De toutes les campagnes électorales que j'ai vécues en France, l'actuelle me semble particulièrement marquée par la tristesse politique. Il ne s'agit pas d'affects, mais de perte de confiance et d'impuissance à ouvrir des horizons. C'est le temps d'une morne désillusion conduisant, non pas à l'hésitation alléguée par les sondeurs, mais à l'indifférence devant des options qui paraissent s'équivaloir. D'où l'inespoir, le refus cynique de prendre parti, ou le choix d'alternatives improbables. Seule la menace semble émouvoir et mouvoir.
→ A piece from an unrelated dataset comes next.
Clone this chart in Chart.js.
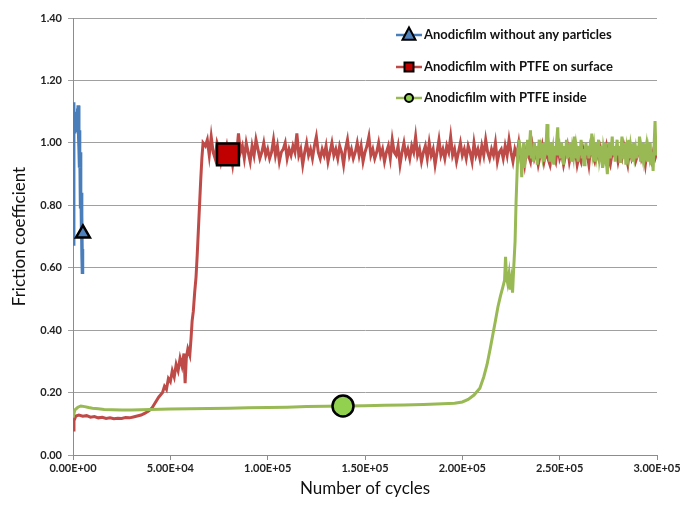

Ce fut déjà le cas lors des précédentes élections. Nous sommes 82 % à avoir élu notre président sous son empire. Aujourd'hui, les craintes se sont étendues à d'autres sphères : à l'économie et à la sécurité s'est ajoutée l'écologie, tandis que la menace identitaire est désormais accréditée par un large spectre du discours. Bref, on nous propose de sortir de la dépression en devenant persécuté ou «victimisé».

C'est le candidat de l'UMP qui a excellé dans cet art, en construisant toute une stratégie d'exhibition des périls et de leur maîtrise, à travers des impulsions répétées de paroles outrageantes. Sarkozy, fulminant, dressant des catégories de la population les unes contre les autres, occupe la scène depuis des mois. L'antagonisme entre migrants et nationaux qu'il propose de faire mijoter dans un ministère est la dernière trouvaille. Nettoyer à jets de vapeur les banlieues de leurs salissures humaines fut l'une de ses fulgurantes intimidations.